Стараясь не сорваться на бег, Уваров демонстративно вразвалочку вышел из клизменной комнаты и неспешно продефилировал по коридору терапевтического отделения. Но как только за его спиной стукнула входная дверь, Толик что есть мочи припустил на хирургию.
– Анатолий, пожалуйста, вы не посмотрите там у себя в журнале назначений, мне на ночь таблетки еще полагаются? – встретил его у процедурного кабинета хирургического отделения вопросом пациент невысокого роста средних лет в домашней пижаме персикового цвета.
– Посмотрю, обязательно посмотрю, – заверил его Толик, протискиваясь в процедурку.
– Так вы даже мою фамилию не спросили, – обиженно крикнул больной ему в спину. – Травин моя фамилия, Травин из девятой палаты.
– Я же сказал, что обязательно посмотрю, – зарычал Толик, захлопывая за собой дверь и едва не прищемив любопытному Травину голову, – но чуть позже.
Времени до прихода на отделение Аллы Петровны остается в обрез, а надо успеть и, слить промедол и, успеть поставить перед фактом Мерзлякова, поставив ему ненужный укол. И на все про все у него минут двадцать. Надо очень торопиться.

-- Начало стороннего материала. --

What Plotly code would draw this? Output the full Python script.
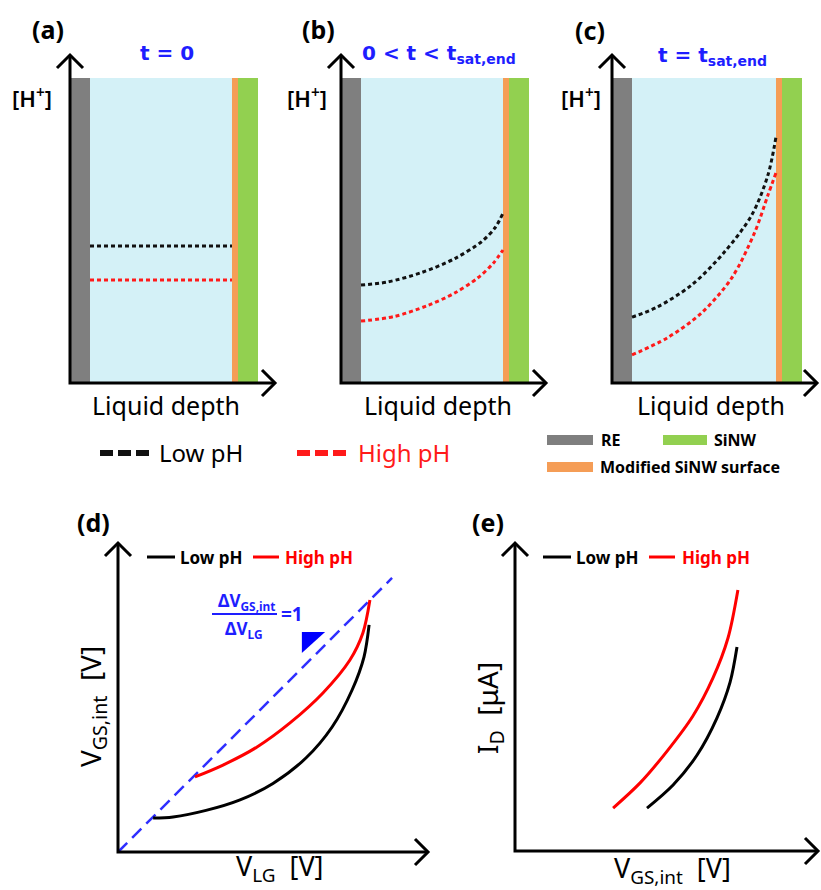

Толик с трудом отпер сейф: руки не слушались его, ходили ходуном, отказывались повиноваться. Он только с пятой или шестой попытки отыскал нужный ключ в толстой связке и, попав, наконец, бородкой в замочную скважину, отворил массивную бронированную деверь.
– Фу-у-у, – выдохнул он, как только глухо скрипнув, дверь отошла в сторону, явив его взору заветное содержимое. – Так надо немедленно успокоиться и делать все не спеша, – шепотом произнес Уваров, перебирая лежащие перед ним блестящие пачки с наркотиками, – а то точно дров наломаю.
Немного успокоившись, Толик взял в руки начатую упаковку с промедолом. В ней вместо пяти ампул оставалось всего три. Две пустые лежали рядом в специальной пластиковой коробочке для пустых ампул. Вот ее, начатую, и следовало прикончить, чтоб не вызвать особых подозрений. А с остальными позже разберемся. Вечером еще что-нибудь придумаю.
Надорвав серебристую фольгу, прикрывающую пузатенькие бочоночки с промедолом, Толик ногтем подцепил одну из ампул и бережно положил на свою взмокшую ладонь. Поднес ее к глазам: вот ты, какая мечта наркомана. Ох, сколько мне сегодня пришлось пережить из-за тебя, чтоб вот так запросто держать ее перед собой.
Полюбовавшись пару секунд, Толик умело спилил специальной пилочкой запаянный конец ампулы и, стараясь не вибрировать пальцами, ввел кончик иглы внутрь. Так, теперь плавно потянуть поршень шприца на себя. Раз, и прозрачная влага быстро перекочевала из стеклянного хранилища в пластиковое тело шприца.
Подумав не больше пяти секунд, Толик вскрыл еще одну ампулу. А, была не была: семь бед – один ответ. Где один похищенный кубик промедола, там и второй. Скажу, что еще Назарову из седьмой палаты вколол, тот после ушивания ранения печени тоже может кряхтеть.